Yes, I know – all the cool kids have already blogged about their experience of UK Gov Camp this year. All the clever and insightful things have been said. See, I was going to blog about the sessions, the topics, the organisation, the lunch, the t-shirts … But all of that has been done, and done really well. So I’m going to step away from that and blog about something else.
This has been covered a bit, but I’m going to crank it up a bit and see if I can do something useful with it. This post is going to be about the people who went, and the people who didn’t. You see there’s a theme developing after every gov camp now – why were there so few front line staff there, why is it always the same faces, how do we get new people to come along? It’s been said that its just the same faces every time now, standing around having the same conversations over and over again.

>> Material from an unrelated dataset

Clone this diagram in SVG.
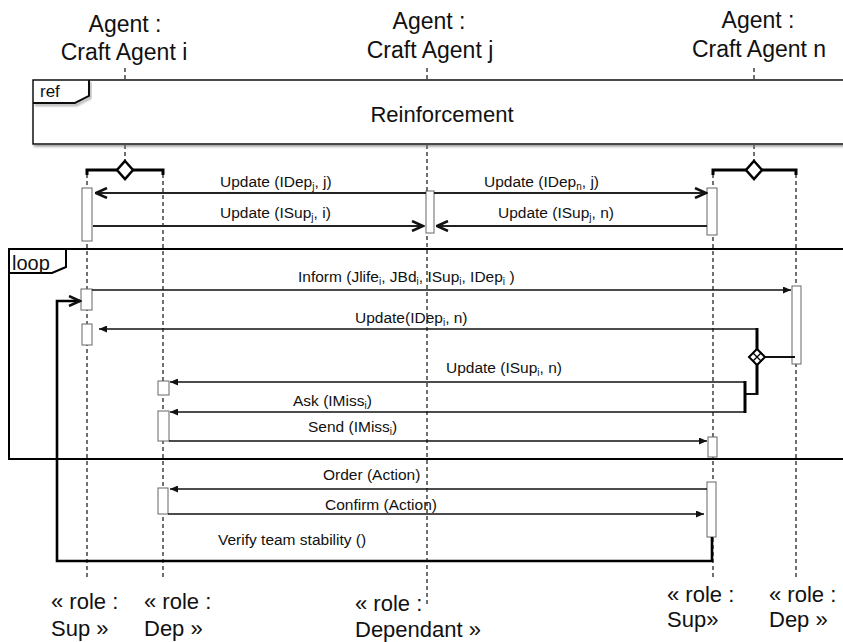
<svg xmlns="http://www.w3.org/2000/svg" width="843" height="642" viewBox="0 0 843 642">
<style>
text{font-family:"Liberation Sans",Arial,sans-serif;fill:#111}
.hd{font-size:23px;text-anchor:middle}
.role{font-size:22px}
.lbl{font-size:15.5px}
.sub{font-size:10px}
.ll{stroke:#111;stroke-width:1.2;stroke-dasharray:4 3;fill:none}
.act{fill:#fff;stroke:#666;stroke-width:1}
.msg{stroke:#111;stroke-width:1.6;fill:none}
.msgT{stroke:#222;stroke-width:2.2;fill:none}
.thick{stroke:#000;stroke-width:3;fill:none}
.frame{stroke:#000;stroke-width:2;fill:none}
</style>
<defs>
<marker id="open" viewBox="0 0 14 12" refX="12.5" refY="6" markerWidth="14" markerHeight="12" markerUnits="userSpaceOnUse" orient="auto">
<path d="M1.5,1 L12.5,6 L1.5,11" fill="none" stroke="#111" stroke-width="2.5"/>
</marker>
<marker id="fill" viewBox="0 0 8 7" refX="8" refY="3.5" markerWidth="8" markerHeight="7" markerUnits="userSpaceOnUse" orient="auto">
<path d="M0,0 L8,3.5 L0,7 Z" fill="#111"/>
</marker>
<filter id="sh" x="-5%" y="-20%" width="110%" height="150%">
<feDropShadow dx="1.5" dy="2" stdDeviation="1" flood-color="#777" flood-opacity="0.7"/>
</filter>
</defs>

<g id="lifelines">
<line class="ll" x1="125" y1="68" x2="125" y2="162"/>
<line class="ll" x1="427" y1="68" x2="427" y2="605"/>
<line class="ll" x1="754" y1="68" x2="754" y2="162"/>
<line class="ll" x1="87" y1="174" x2="87" y2="578"/>
<line class="ll" x1="163" y1="174" x2="163" y2="578"/>
<line class="ll" x1="713" y1="174" x2="713" y2="578"/>
<line class="ll" x1="796" y1="174" x2="796" y2="578"/>
</g>

<g id="agent-i">
<text class="hd" x="125" y="32">Agent :</text>
<text class="hd" x="124" y="60">Craft Agent i</text>
<path class="thick" d="M87,175 V170 H163 V175"/>
<path d="M125,161 L133,170 L125,179 L117,170 Z" fill="#fff" stroke="#000" stroke-width="2.5"/>
</g>
<g id="agent-j">
<text class="hd" x="429" y="29">Agent :</text>
<text class="hd" x="430" y="58">Craft Agent j</text>
</g>
<g id="agent-n">
<text class="hd" x="758" y="28">Agent :</text>
<text class="hd" x="759" y="57">Craft Agent n</text>
<path class="thick" d="M713,175 V170 H796 V175"/>
<path d="M754,161 L762,170 L754,179 L746,170 Z" fill="#fff" stroke="#000" stroke-width="2.5"/>
</g>

<g id="ref-frame">
<rect x="33" y="80" width="830" height="64" fill="#fff" stroke="#111" stroke-width="1.5" filter="url(#sh)"/>
<path d="M33,103 H75 L89,96 V80" fill="none" stroke="#111" stroke-width="2" filter="url(#sh)"/>
<text x="40" y="97" style="font-size:17px">ref</text>
<text x="442" y="122" style="font-size:22px;text-anchor:middle">Reinforcement</text>
</g>

<g id="loop-frame">
<path class="frame" d="M845,249 H9 V459 H845"/>
<path d="M9,273 H52 L66,267 V249" fill="none" stroke="#000" stroke-width="2"/>
<text x="12" y="270" style="font-size:20px">loop</text>
</g>

<g id="activations">
<rect class="act" x="82" y="188" width="10" height="53"/>
<rect class="act" x="426" y="191" width="8" height="42"/>
<rect class="act" x="707" y="188" width="10" height="47"/>
<rect class="act" x="81" y="289" width="11" height="21"/>
<rect class="act" x="82" y="324" width="10" height="21"/>
<rect class="act" x="792" y="286" width="9" height="78"/>
<rect class="act" x="158" y="381" width="11" height="14"/>
<rect class="act" x="158" y="411" width="11" height="30"/>
<rect class="act" x="708" y="437" width="9" height="20"/>
<rect class="act" x="158" y="488" width="10" height="26"/>
<rect class="act" x="707" y="482" width="9" height="55"/>
</g>

<g id="connectors">
<line class="msgT" x1="426" y1="193" x2="96" y2="193" marker-end="url(#open)"/>
<line class="msgT" x1="93" y1="226" x2="423" y2="226" marker-end="url(#open)"/>
<line class="msgT" x1="434" y1="193" x2="706" y2="193" marker-end="url(#open)"/>
<line class="msgT" x1="707" y1="226" x2="437" y2="226" marker-end="url(#open)"/>

<line class="msg" x1="92" y1="290" x2="791" y2="290" marker-end="url(#fill)"/>
<line class="msg" x1="758" y1="329" x2="99" y2="329" marker-end="url(#fill)"/>
<line class="msg" x1="746" y1="382" x2="170" y2="382" marker-end="url(#fill)"/>
<line class="msg" x1="746" y1="412" x2="170" y2="412" marker-end="url(#fill)"/>
<line class="msg" x1="169" y1="441" x2="707" y2="441" marker-end="url(#fill)"/>
<line class="msg" x1="707" y1="489" x2="170" y2="489" marker-end="url(#fill)"/>
<line class="msg" x1="168" y1="514" x2="704" y2="514" marker-end="url(#fill)"/>

<line class="thick" x1="757" y1="328" x2="757" y2="350"/>
<line class="thick" x1="757" y1="364" x2="757" y2="395"/>
<line class="msg" x1="758" y1="394" x2="745" y2="394" style="stroke-width:2"/>
<line class="thick" x1="745" y1="381" x2="745" y2="413"/>
<line class="msg" x1="764" y1="357" x2="795" y2="357" style="stroke-width:2"/>
<path d="M757,349 L765,357 L757,365 L749,357 Z" fill="#fff" stroke="#000" stroke-width="2"/>
<path d="M753,353 L761,361 M761,353 L753,361" stroke="#000" stroke-width="1.3"/>

<path d="M712,537 V561 H57 V301 H80" fill="none" stroke="#000" stroke-width="2.6" marker-end="url(#open)"/>
</g>

<g id="labels">
<text class="lbl" x="220" y="187">Update (IDep<tspan class="sub" dy="3">j</tspan><tspan dy="-3">, j)</tspan></text>
<text class="lbl" x="220" y="218">Update (ISup<tspan class="sub" dy="3">j</tspan><tspan dy="-3">, i)</tspan></text>
<text class="lbl" x="484" y="187">Update (IDep<tspan class="sub" dy="3">n</tspan><tspan dy="-3">, j)</tspan></text>
<text class="lbl" x="498" y="218">Update (ISup<tspan class="sub" dy="3">j</tspan><tspan dy="-3">, n)</tspan></text>
<text class="lbl" x="298" y="282">Inform (Jlife<tspan class="sub" dy="3">i</tspan><tspan dy="-3">, JBd</tspan><tspan class="sub" dy="3">i</tspan><tspan dy="-3">, ISup</tspan><tspan class="sub" dy="3">i</tspan><tspan dy="-3">, IDep</tspan><tspan class="sub" dy="3">i</tspan><tspan dy="-3"> )</tspan></text>
<text class="lbl" x="355" y="323">Update(IDep<tspan class="sub" dy="3">i</tspan><tspan dy="-3">, n)</tspan></text>
<text class="lbl" x="446" y="373">Update (ISup<tspan class="sub" dy="3">i</tspan><tspan dy="-3">, n)</tspan></text>
<text class="lbl" x="293" y="406">Ask (IMiss<tspan class="sub" dy="3">i</tspan><tspan dy="-3">)</tspan></text>
<text class="lbl" x="308" y="432">Send (IMiss<tspan class="sub" dy="3">i</tspan><tspan dy="-3">)</tspan></text>
<text class="lbl" x="323" y="480">Order (Action)</text>
<text class="lbl" x="325" y="510">Confirm (Action)</text>
<text class="lbl" x="218" y="545">Verify team stability ()</text>
</g>

<g id="role-sup-i"><text class="role" x="51" y="609">« role :</text><text class="role" x="51" y="636">Sup »</text></g>
<g id="role-dep-i"><text class="role" x="144" y="609">« role :</text><text class="role" x="144" y="636">Dep »</text></g>
<g id="role-dependant"><text class="role" x="355" y="611">« role :</text><text class="role" x="355" y="637">Dependant »</text></g>
<g id="role-sup-n"><text class="role" x="667" y="602">« role :</text><text class="role" x="667" y="627">Sup»</text></g>
<g id="role-dep-n"><text class="role" x="769" y="602">« role :</text><text class="role" x="769" y="627">Dep »</text></g>
</svg>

Alright then. Let’s examine this. We want new people there but it’s hard to look at the attributes of someone who’s not in front of you. So what are the common attributes of the people who did make it? (Obviously I’ll be generalising and guessing here, but I’m pretty confident that these things will be mostly true for most of the attendees).
1) we have the time (or we make the time) to think about how our roles and the sector as a whole could be improved.

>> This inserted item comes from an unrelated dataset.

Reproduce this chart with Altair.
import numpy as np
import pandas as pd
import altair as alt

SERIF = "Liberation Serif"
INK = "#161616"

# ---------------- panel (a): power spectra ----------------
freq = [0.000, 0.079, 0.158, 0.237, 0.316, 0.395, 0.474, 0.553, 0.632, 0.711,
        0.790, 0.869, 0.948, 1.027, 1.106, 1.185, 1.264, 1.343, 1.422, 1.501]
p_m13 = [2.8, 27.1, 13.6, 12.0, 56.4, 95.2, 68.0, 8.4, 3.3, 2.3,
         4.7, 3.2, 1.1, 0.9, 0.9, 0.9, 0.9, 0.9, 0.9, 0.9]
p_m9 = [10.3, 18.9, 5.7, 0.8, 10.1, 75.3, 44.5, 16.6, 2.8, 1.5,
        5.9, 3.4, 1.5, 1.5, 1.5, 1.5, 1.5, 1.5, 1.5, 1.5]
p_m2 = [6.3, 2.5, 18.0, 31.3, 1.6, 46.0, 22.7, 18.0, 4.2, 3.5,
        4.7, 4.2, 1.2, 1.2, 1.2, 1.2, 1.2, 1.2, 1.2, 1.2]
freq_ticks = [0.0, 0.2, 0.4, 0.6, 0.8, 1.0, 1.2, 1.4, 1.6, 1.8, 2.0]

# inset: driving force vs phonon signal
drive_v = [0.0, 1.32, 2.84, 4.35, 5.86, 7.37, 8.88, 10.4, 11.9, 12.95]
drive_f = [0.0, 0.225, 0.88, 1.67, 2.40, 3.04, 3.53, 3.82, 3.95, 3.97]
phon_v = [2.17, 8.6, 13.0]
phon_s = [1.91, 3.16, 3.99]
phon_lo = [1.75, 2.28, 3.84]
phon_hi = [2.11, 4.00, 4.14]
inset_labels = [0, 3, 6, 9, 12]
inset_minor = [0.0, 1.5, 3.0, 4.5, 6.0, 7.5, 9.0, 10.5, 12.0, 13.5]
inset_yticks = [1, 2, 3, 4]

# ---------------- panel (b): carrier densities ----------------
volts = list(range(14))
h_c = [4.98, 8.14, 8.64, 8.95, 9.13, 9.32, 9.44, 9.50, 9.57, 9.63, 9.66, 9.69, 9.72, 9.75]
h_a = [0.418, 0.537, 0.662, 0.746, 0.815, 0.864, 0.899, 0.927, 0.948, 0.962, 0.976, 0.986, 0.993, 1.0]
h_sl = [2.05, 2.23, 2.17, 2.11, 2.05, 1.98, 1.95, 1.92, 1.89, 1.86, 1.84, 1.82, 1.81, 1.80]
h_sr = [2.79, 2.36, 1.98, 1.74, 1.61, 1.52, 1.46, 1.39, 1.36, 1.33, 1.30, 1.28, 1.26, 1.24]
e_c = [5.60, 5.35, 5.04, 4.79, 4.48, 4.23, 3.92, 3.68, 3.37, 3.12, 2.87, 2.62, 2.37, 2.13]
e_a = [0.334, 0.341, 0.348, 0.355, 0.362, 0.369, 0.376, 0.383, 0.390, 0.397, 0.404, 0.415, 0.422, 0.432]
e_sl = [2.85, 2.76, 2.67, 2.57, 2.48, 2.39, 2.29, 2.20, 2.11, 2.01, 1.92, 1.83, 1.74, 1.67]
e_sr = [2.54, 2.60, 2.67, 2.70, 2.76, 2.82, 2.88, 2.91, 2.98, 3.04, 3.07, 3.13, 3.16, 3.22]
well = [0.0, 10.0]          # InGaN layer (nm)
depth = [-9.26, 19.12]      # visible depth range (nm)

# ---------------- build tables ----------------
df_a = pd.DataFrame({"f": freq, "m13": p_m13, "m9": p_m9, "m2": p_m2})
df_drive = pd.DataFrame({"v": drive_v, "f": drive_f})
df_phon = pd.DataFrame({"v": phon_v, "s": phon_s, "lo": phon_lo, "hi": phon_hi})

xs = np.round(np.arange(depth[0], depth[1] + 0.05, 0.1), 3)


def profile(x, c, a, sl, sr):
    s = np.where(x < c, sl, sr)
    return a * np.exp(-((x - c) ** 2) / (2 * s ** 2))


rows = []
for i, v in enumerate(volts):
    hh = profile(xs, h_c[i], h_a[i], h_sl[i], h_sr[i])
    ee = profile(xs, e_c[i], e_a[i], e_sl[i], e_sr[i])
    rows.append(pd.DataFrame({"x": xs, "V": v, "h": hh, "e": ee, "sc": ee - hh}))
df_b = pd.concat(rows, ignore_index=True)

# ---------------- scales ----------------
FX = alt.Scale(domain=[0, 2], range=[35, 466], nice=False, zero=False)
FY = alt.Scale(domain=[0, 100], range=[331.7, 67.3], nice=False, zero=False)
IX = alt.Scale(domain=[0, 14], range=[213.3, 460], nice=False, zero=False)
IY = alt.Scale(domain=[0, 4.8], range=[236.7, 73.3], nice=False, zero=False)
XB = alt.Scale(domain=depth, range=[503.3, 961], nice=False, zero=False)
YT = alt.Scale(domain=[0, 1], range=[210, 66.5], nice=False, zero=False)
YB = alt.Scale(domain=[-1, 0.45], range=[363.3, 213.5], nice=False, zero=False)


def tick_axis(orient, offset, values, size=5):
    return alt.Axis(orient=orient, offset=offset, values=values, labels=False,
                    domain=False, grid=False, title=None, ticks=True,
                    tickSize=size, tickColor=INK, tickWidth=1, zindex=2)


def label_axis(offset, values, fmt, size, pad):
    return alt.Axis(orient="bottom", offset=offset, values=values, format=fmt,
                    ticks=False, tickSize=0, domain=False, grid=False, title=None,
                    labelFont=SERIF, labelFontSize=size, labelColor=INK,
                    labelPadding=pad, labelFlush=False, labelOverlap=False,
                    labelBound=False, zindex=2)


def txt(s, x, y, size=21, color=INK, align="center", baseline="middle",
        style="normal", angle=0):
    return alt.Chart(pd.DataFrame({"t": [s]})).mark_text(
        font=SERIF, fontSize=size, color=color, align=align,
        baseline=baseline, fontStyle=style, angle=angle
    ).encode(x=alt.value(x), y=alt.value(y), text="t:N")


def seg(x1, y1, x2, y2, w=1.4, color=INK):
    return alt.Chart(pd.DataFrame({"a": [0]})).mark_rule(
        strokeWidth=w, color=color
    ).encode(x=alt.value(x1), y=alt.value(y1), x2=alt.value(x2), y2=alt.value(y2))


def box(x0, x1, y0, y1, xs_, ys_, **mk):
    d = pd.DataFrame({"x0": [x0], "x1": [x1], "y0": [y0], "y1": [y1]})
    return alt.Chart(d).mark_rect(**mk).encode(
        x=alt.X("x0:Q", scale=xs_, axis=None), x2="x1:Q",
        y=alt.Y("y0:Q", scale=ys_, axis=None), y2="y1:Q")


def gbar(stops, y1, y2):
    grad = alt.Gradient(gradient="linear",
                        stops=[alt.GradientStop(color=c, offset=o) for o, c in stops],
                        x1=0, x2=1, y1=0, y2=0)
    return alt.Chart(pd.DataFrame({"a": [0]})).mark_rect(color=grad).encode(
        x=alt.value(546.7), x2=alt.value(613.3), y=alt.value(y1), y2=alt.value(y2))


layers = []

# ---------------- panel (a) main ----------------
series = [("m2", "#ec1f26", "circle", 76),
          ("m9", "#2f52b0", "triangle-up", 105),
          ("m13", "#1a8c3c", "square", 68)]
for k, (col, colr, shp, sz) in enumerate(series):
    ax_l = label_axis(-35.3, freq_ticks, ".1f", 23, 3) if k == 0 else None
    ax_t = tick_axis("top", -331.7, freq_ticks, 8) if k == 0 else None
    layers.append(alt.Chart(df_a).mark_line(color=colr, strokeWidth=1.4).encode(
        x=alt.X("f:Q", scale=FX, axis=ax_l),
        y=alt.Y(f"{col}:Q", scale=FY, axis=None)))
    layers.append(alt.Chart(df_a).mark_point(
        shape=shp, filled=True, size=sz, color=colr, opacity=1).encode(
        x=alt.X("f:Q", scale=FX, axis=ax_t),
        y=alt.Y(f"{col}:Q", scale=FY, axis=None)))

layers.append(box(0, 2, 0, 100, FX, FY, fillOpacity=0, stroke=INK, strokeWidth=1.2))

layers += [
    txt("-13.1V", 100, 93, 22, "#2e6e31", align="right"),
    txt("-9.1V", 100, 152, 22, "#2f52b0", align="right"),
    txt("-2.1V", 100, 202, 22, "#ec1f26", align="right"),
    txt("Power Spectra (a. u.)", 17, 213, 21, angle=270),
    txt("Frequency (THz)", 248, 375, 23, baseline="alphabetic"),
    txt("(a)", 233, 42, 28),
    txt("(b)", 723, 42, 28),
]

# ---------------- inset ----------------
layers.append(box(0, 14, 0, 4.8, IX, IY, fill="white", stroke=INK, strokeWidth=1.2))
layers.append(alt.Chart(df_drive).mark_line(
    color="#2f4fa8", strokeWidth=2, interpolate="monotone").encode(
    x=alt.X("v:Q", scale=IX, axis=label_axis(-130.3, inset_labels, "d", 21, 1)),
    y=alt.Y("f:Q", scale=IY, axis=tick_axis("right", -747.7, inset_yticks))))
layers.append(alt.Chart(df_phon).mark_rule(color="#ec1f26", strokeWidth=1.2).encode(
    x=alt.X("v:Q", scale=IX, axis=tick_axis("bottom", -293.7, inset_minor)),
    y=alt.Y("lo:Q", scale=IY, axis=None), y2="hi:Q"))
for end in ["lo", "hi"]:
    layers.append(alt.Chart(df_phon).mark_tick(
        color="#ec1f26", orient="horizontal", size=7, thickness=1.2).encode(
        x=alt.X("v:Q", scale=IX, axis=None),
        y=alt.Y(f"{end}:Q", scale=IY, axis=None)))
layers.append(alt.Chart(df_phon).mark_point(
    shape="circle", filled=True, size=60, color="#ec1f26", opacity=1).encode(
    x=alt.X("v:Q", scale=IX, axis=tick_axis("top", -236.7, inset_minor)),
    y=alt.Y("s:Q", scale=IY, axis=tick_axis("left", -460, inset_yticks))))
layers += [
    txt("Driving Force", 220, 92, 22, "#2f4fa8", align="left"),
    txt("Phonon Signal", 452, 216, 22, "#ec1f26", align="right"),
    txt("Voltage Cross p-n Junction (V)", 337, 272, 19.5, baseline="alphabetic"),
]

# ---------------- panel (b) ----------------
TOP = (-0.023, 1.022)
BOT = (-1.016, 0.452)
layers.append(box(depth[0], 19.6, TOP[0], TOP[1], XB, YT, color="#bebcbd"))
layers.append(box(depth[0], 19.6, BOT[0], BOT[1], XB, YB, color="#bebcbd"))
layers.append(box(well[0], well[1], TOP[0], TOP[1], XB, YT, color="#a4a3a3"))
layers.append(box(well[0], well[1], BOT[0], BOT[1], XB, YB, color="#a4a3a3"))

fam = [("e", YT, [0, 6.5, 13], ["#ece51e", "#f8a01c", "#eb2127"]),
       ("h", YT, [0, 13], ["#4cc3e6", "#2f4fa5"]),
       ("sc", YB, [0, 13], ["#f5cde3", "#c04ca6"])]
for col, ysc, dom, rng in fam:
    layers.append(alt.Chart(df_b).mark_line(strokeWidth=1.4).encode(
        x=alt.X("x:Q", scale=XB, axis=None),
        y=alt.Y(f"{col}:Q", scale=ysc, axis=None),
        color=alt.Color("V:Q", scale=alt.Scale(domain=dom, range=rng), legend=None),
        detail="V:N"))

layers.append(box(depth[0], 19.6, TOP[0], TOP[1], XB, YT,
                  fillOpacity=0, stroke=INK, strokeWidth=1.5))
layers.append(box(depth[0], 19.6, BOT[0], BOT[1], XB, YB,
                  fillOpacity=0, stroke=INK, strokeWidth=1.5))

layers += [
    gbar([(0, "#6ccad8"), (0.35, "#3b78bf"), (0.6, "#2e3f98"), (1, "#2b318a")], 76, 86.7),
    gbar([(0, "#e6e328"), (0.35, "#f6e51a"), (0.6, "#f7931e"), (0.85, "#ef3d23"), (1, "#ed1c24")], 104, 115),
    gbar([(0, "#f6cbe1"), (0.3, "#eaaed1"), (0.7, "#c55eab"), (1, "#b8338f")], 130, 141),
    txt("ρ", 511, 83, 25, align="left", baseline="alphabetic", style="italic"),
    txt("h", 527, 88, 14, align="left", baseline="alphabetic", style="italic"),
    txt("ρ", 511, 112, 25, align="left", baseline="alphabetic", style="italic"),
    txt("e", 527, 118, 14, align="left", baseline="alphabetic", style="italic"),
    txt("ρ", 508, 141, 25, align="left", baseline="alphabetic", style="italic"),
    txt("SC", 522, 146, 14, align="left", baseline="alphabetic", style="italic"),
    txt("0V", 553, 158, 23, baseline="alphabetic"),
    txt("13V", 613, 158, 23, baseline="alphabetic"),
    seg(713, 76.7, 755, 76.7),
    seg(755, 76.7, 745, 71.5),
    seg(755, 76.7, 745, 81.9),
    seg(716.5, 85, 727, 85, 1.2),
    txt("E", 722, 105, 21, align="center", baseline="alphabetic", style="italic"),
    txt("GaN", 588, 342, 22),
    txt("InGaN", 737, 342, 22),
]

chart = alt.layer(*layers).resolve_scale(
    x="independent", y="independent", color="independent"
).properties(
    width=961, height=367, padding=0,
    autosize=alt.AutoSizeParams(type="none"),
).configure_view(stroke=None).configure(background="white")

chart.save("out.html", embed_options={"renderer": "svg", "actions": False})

2) we have considerable autonomy in our personal and professional lives
3) we have either sufficient personal disposable income, or an understanding boss with sufficient budget, to make paying for travel and accommodation possible
4) we believe our opinions are new, or at least emergent and unexplored, and we believe they are worth sharing. What’s more we are confident in our right to speak in a room full of awesome and high profile names.
So it’s possible that the people we don’t see at gov camps, the people we wish were there, who are likely to be equally amazing, are coming up against one of four barriers that attendees have overcome already. Having been in that position, here is what it looked like for me, and what it very probably still looks like for people who are stuck in it.
1) I can’t afford it and work won’t pay for it.
2) I’m not important/senior/qualified enough to go, or I don’t have an important/senior/qualified sponsor who will make the case for me to go.
3) nobody wants to listen to me even if I did go.
4) I’m too busy to worry about that stuff; I have my job to do and this just isn’t relevant.
Any of these strike a chord with anyone else?
While we’ve tried to tackle the question of relevance and importance, and we’re all communicating and blogging for all we’re worth to try to spread the word, I don’t think we’ve done anything to address the more concrete barriers here. What’s more I believe many of us are very well placed to do so. So I have two proposals for the next gov camp.
The first one is for the organisers. Let’s see if we can fundraise an extra £1000 or so on top of the cost of putting on the camp itself, so that we can offer two or three travel bursaries to young, junior or front line people. We might need some sort of nomination process, I don’t know, perhaps you all out there have some opinion on that?
The second proposal is for the rest of you. If you are a reasonably senior manager, you hold a budget, and you are in a position to sponsor someone in a front line role to come to gov camp: DO IT. Pay a contribution to their travel and accommodation costs out of your section budget, under the CPD cost code. You probably have one of those, right? Or something like it? This is what it’s for.